Extrême-Nord : les communautés locales s’opposent à la création du Parc Ma Mbed Mbed
Dans une lettre adressée à Midjiyawa Bakari, le gouverneur de la région de l’Extrême-Nord, le 8 février 2025, les Toupouris expriment leur profonde colère face à ce qu’ils considèrent comme une décision arbitraire et dangereuse, s’opposant à la mise en œuvre de cette aire protégée qui s’étend sur une superficie de plus de 12.000 hectares.
Créé en 2020 par décret présidentiel, le projet, censé contribuer à la lutte contre le changement climatique et à l’insertion socioprofessionnelle, est aujourd’hui au centre d’une controverse. Dans leur correspondance, les Toupouris écrivent : « Les éléphants ne font pas de distinction entre ethnies, religions ou professions. Leur présence est une menace pour tous, y compris le camp du BIR, situé à moins de 12 km. Si l’État s’entête, l’extermination des éléphants deviendra inévitable. »
Ces populations, qui vivent principalement de l’agriculture, de l’élevage et de la pêche, reprochent au gouverneur d’avoir faussement déclaré sur les antennes de la Crtv que la tension était apaisée et que leurs revendications étaient insignifiantes. « Vous avez corrompu la journaliste Nicole Massaï de la Crtv pour dire que vous avez réglé le problème », accusent-ils dans leur lettre.
Réaction de l’autorité
Lors de sa descente sur le terrain le 7 février 2025, suite à une manifestation des populations contre ce projet, Midjiyawa Bakari a expliqué que l’idée de création du parc national de Ma Mbed Mbed date de 1960, époque à laquelle il n’y avait que deux villages dans cette banlieue de Guidiguis, à savoir Kourbi et Torok. Outre les acteurs politiques et les habitants impactés par le projet, le maire de Kaélé, Jean Nkrumah, et son homologue de Guidiguis, Bello, ont tous formulé une seule doléance au ministre de l’Administration territoriale (Minat), Paul Atanga Nji : l’annulation pure et simple du décret du Premier ministre de 2020 portant création dudit parc. « Le président de la République tranche toujours dans le sens de l’intérêt général », a rassuré le Minat dans les colonnes du quotidien Cameroon Tribune du jeudi 13 février 2025.

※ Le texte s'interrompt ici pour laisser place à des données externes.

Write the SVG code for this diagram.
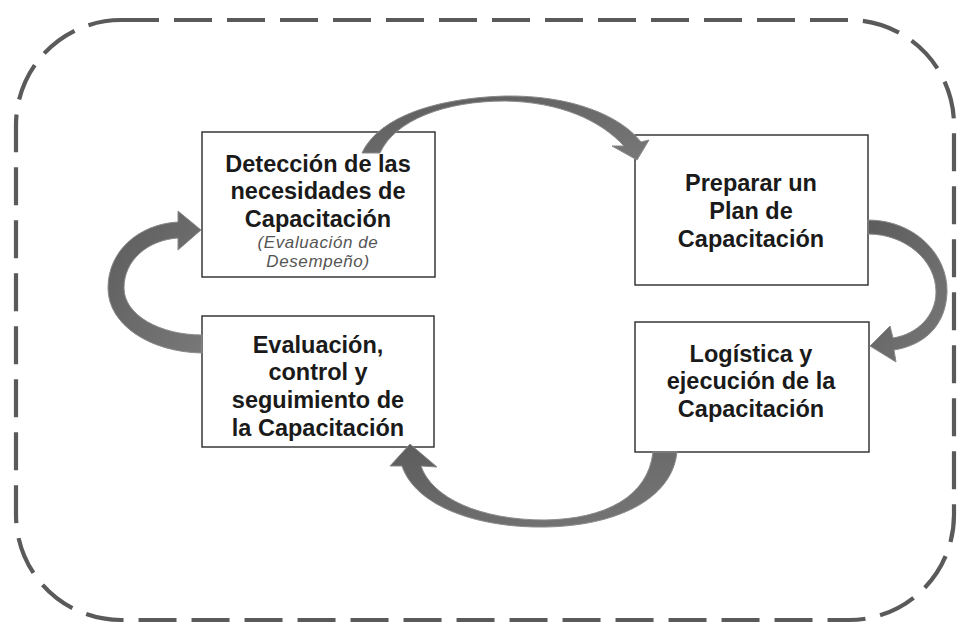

Selon le Pr Ngoussandou Bello Pierre, Coordonnateur National de Jag Sir, Association nationale culturelle Toupouri, « la communauté Toupouri estime qu’il s’agit d’un complot contre leurs terres et leurs vies. Les éléphants ne font pas de distinction entre ethnies, religions ou professions. Leur présence est une menace pour tous, y compris le camp du BIR à moins de 12 km. Des ravisseurs sévissent régulièrement à Taibong et Guidiguis avant de se réfugier dans une aire protégée au Tchad. L’extension de cette zone avec le nouveau parc aggraverait l’insécurité. Le gouvernement doit reconnaître son erreur et retirer le décret pour apaiser les tensions. Au vu de la détermination des populations, si l’État s’entête, l’extermination des éléphants deviendra inévitable. »
Ce que pense l’ONG Greenpeace
Pour Greenpeace Afrique, ces conflits permettent de se rendre compte la nécessité de garantir le consentement libre, informé et préalable (CLIP) des populations locales dans la mise en œuvre de projets de grande envergure. « Lorsqu’une décision est prise sans leur consentement libre, informé et préalable, cela peut malheureusement conduire à des situations aussi délicates que celle-ci », a déclaré Dr Lamfu Fabrice. Tandis que les Toupouris attendent une réponse du gouvernement depuis Yaoundé, la tension reste palpable dans l’Extrême-Nord.

La région de l’Extrême-Nord est déjà confrontée à de nombreux défis majeurs, affectée par des vagues d’inondations, l’insécurité alimentaire, des incursions de ravisseurs, des conflits hommes-faune et l’accaparement des terres. De plus, cette manifestation vient s’ajouter à celle qui a eu lieu il y a quelques semaines dans la région du Sud, menée par les populations riveraines au projet Camvert dans la localité de Campo. Ces dernières sont descendues dans les rues pour demander la révision du cahier de charge par la Compagnie. En effet, selon les populations, ce document ne prend pas suffisamment en compte leurs droits.